[start of Records shown]

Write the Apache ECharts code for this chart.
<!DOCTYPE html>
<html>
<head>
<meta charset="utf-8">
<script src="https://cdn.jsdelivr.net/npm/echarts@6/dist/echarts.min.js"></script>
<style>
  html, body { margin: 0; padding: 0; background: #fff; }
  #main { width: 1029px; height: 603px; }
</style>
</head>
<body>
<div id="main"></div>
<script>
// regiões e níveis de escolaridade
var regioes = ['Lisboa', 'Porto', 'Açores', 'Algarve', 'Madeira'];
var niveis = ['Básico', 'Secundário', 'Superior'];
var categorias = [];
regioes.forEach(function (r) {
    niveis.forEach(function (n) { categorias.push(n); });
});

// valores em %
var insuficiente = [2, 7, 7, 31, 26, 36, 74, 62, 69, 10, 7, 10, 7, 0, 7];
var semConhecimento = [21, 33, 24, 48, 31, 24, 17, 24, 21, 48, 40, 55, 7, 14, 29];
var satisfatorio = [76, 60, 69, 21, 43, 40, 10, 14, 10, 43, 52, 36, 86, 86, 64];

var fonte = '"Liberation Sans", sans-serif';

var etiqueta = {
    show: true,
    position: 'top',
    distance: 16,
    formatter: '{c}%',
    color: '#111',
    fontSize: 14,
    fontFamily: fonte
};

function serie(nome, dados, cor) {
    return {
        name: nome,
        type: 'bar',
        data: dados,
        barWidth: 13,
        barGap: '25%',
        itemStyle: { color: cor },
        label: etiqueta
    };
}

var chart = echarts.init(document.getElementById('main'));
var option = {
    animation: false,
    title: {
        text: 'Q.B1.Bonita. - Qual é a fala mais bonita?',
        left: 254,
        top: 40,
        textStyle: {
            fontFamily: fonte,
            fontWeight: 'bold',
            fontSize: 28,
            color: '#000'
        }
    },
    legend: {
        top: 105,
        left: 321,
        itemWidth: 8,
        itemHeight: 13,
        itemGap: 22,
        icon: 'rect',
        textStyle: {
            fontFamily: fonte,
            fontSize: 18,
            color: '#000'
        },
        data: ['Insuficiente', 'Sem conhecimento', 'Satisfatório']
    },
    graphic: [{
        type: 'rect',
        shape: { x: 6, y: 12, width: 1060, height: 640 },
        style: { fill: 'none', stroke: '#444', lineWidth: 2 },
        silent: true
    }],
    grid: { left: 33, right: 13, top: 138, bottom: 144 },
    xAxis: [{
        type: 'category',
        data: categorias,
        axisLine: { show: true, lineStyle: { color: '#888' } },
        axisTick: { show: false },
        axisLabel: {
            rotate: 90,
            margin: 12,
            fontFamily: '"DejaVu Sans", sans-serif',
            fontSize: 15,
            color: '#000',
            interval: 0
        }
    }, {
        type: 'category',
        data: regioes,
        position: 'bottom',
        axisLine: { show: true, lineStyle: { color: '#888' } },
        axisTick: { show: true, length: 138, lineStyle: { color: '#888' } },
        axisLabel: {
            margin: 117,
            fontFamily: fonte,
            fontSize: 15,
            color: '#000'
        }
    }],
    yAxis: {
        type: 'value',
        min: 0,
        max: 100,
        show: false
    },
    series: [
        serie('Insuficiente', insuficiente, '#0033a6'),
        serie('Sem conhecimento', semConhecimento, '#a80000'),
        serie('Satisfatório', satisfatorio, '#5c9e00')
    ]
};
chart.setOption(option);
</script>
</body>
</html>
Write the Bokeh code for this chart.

[end of Records shown]

Requirements:
All of the lines above must be returned exactly.

Full solution:
Write the Apache ECharts code for this chart.
<!DOCTYPE html>
<html>
<head>
<meta charset="utf-8">
<script src="https://cdn.jsdelivr.net/npm/echarts@6/dist/echarts.min.js"></script>
<style>
  html, body { margin: 0; padding: 0; background: #fff; }
  #main { width: 1029px; height: 603px; }
</style>
</head>
<body>
<div id="main"></div>
<script>
// regiões e níveis de escolaridade
var regioes = ['Lisboa', 'Porto', 'Açores', 'Algarve', 'Madeira'];
var niveis = ['Básico', 'Secundário', 'Superior'];
var categorias = [];
regioes.forEach(function (r) {
    niveis.forEach(function (n) { categorias.push(n); });
});

// valores em %
var insuficiente = [2, 7, 7, 31, 26, 36, 74, 62, 69, 10, 7, 10, 7, 0, 7];
var semConhecimento = [21, 33, 24, 48, 31, 24, 17, 24, 21, 48, 40, 55, 7, 14, 29];
var satisfatorio = [76, 60, 69, 21, 43, 40, 10, 14, 10, 43, 52, 36, 86, 86, 64];

var fonte = '"Liberation Sans", sans-serif';

var etiqueta = {
    show: true,
    position: 'top',
    distance: 16,
    formatter: '{c}%',
    color: '#111',
    fontSize: 14,
    fontFamily: fonte
};

function serie(nome, dados, cor) {
    return {
        name: nome,
        type: 'bar',
        data: dados,
        barWidth: 13,
        barGap: '25%',
        itemStyle: { color: cor },
        label: etiqueta
    };
}

var chart = echarts.init(document.getElementById('main'));
var option = {
    animation: false,
    title: {
        text: 'Q.B1.Bonita. - Qual é a fala mais bonita?',
        left: 254,
        top: 40,
        textStyle: {
            fontFamily: fonte,
            fontWeight: 'bold',
            fontSize: 28,
            color: '#000'
        }
    },
    legend: {
        top: 105,
        left: 321,
        itemWidth: 8,
        itemHeight: 13,
        itemGap: 22,
        icon: 'rect',
        textStyle: {
            fontFamily: fonte,
            fontSize: 18,
            color: '#000'
        },
        data: ['Insuficiente', 'Sem conhecimento', 'Satisfatório']
    },
    graphic: [{
        type: 'rect',
        shape: { x: 6, y: 12, width: 1060, height: 640 },
        style: { fill: 'none', stroke: '#444', lineWidth: 2 },
        silent: true
    }],
    grid: { left: 33, right: 13, top: 138, bottom: 144 },
    xAxis: [{
        type: 'category',
        data: categorias,
        axisLine: { show: true, lineStyle: { color: '#888' } },
        axisTick: { show: false },
        axisLabel: {
            rotate: 90,
            margin: 12,
            fontFamily: '"DejaVu Sans", sans-serif',
            fontSize: 15,
            color: '#000',
            interval: 0
        }
    }, {
        type: 'category',
        data: regioes,
        position: 'bottom',
        axisLine: { show: true, lineStyle: { color: '#888' } },
        axisTick: { show: true, length: 138, lineStyle: { color: '#888' } },
        axisLabel: {
            margin: 117,
            fontFamily: fonte,
            fontSize: 15,
            color: '#000'
        }
    }],
    yAxis: {
        type: 'value',
        min: 0,
        max: 100,
        show: false
    },
    series: [
        serie('Insuficiente', insuficiente, '#0033a6'),
        serie('Sem conhecimento', semConhecimento, '#a80000'),
        serie('Satisfatório', satisfatorio, '#5c9e00')
    ]
};
chart.setOption(option);
</script>
</body>
</html>
Write the Bokeh code for this chart.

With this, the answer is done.